• REQUIRED TASK: Copy out, from the entries below, each line holding the string "image".

• LISTED ENTRIES:
begin

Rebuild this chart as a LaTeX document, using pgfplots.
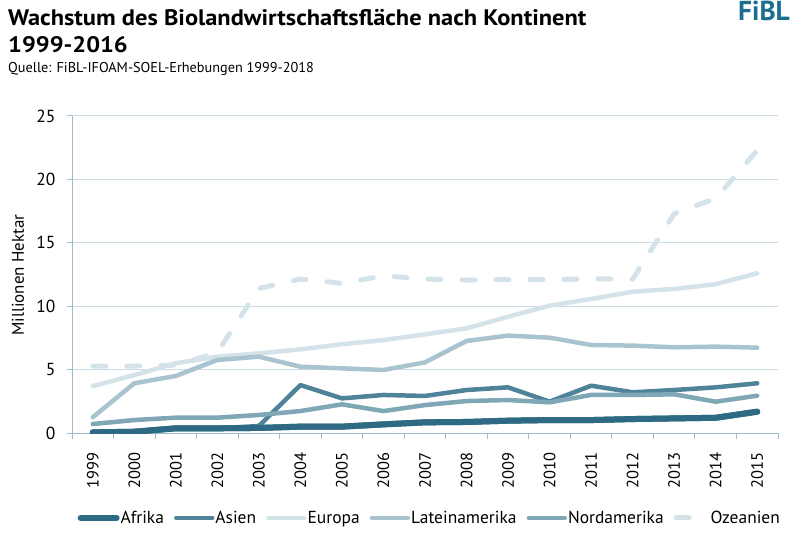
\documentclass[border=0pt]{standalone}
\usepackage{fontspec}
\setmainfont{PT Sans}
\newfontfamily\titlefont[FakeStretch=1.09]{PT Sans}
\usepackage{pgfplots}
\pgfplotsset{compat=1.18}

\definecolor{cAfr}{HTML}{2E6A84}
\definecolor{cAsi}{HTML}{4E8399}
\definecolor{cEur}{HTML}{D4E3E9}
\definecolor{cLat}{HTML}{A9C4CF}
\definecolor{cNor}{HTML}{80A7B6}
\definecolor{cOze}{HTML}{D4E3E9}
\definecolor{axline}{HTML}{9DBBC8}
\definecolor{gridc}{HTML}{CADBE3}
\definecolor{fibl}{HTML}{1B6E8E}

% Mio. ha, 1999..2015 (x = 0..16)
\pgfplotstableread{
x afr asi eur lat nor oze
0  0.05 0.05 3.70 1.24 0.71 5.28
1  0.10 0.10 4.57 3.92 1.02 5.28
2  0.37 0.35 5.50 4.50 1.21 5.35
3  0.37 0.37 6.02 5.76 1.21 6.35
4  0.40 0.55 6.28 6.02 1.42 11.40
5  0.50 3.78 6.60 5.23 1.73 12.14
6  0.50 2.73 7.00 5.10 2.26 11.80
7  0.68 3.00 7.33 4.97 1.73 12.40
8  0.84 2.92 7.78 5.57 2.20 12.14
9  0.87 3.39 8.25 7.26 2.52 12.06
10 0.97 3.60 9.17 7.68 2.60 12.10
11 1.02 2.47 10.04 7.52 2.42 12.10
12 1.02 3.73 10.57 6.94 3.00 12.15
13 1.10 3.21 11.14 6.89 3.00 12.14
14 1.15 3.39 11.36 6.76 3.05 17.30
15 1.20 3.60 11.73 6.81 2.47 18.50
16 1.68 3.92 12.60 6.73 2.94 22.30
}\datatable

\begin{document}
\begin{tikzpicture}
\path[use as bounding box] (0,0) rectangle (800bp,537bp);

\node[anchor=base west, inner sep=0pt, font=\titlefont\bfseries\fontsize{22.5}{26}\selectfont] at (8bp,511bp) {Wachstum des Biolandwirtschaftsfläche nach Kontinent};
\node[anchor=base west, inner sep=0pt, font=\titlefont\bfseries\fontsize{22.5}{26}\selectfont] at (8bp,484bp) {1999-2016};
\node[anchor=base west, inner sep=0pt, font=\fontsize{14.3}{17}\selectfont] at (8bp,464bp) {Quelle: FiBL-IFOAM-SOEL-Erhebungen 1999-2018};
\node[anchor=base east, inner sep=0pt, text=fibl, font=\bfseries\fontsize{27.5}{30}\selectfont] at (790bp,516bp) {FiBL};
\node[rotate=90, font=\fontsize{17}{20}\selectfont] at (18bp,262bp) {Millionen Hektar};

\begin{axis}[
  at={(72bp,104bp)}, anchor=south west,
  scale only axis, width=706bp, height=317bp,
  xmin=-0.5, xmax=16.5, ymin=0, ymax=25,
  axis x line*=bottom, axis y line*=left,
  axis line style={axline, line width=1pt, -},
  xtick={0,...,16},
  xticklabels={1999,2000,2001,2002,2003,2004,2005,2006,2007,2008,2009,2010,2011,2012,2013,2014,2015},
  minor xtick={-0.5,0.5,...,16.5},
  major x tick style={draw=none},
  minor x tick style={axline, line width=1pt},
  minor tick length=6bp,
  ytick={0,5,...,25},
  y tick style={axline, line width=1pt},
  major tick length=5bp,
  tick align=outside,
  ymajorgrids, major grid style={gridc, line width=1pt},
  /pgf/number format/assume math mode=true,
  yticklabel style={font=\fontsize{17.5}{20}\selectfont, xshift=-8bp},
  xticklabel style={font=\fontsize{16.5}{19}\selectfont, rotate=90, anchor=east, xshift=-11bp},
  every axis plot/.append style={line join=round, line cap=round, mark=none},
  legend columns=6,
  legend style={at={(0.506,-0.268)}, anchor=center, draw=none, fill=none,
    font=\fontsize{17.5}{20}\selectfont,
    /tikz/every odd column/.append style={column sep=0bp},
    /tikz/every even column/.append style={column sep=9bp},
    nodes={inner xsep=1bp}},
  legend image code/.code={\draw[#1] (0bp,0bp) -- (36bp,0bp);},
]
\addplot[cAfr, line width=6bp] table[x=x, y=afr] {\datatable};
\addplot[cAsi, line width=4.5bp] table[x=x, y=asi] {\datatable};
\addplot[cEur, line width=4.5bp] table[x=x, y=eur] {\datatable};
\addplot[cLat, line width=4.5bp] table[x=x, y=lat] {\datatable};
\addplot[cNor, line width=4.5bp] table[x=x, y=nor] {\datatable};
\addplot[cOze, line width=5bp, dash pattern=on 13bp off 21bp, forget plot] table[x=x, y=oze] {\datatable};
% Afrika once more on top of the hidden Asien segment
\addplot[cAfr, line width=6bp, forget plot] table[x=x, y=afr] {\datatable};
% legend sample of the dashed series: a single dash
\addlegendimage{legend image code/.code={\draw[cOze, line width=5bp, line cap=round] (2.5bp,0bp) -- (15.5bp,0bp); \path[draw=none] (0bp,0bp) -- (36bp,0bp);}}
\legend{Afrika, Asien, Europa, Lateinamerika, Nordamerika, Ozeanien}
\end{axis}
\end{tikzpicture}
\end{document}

end
begin

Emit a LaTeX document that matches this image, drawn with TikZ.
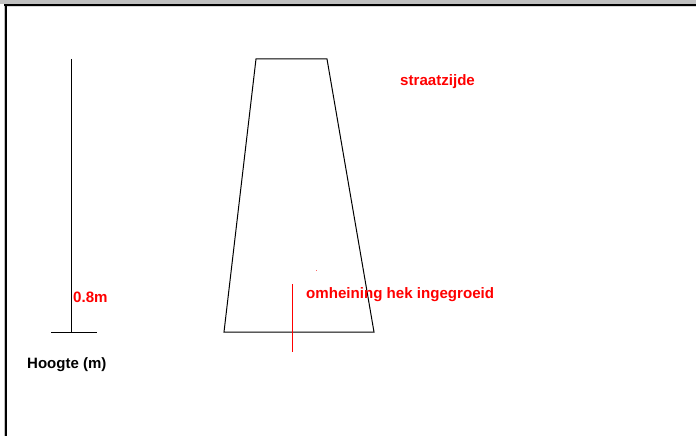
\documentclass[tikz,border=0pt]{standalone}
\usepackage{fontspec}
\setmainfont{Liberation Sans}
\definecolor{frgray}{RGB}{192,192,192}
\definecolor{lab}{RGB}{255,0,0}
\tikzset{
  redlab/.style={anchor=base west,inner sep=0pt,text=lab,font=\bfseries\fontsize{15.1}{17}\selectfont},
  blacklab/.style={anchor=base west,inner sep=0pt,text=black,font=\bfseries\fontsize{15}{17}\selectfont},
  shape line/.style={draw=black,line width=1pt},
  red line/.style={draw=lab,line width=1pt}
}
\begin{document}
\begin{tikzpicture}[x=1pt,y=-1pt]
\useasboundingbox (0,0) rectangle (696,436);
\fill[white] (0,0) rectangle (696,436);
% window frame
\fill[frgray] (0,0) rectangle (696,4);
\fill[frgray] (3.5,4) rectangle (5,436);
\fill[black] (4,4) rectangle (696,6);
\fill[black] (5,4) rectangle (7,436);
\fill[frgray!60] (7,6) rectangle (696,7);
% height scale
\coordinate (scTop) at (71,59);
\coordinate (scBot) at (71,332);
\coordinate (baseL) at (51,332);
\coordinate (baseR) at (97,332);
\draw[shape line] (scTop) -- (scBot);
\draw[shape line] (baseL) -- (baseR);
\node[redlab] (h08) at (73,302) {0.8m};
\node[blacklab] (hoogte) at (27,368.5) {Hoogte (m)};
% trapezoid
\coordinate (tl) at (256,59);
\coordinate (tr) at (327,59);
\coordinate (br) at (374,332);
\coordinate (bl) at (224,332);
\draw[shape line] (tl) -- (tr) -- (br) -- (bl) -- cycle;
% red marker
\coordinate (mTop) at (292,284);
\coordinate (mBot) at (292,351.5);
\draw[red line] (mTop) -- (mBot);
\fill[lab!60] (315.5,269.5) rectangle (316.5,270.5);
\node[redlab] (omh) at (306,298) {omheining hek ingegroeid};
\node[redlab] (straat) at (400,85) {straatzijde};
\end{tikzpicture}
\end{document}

end

• FULL ANSWER:
  legend image code/.code={\draw[#1] (0bp,0bp) -- (36bp,0bp);},
\addlegendimage{legend image code/.code={\draw[cOze, line width=5bp, line cap=round] (2.5bp,0bp) -- (15.5bp,0bp); \path[draw=none] (0bp,0bp) -- (36bp,0bp);}}
Emit a LaTeX document that matches this image, drawn with TikZ.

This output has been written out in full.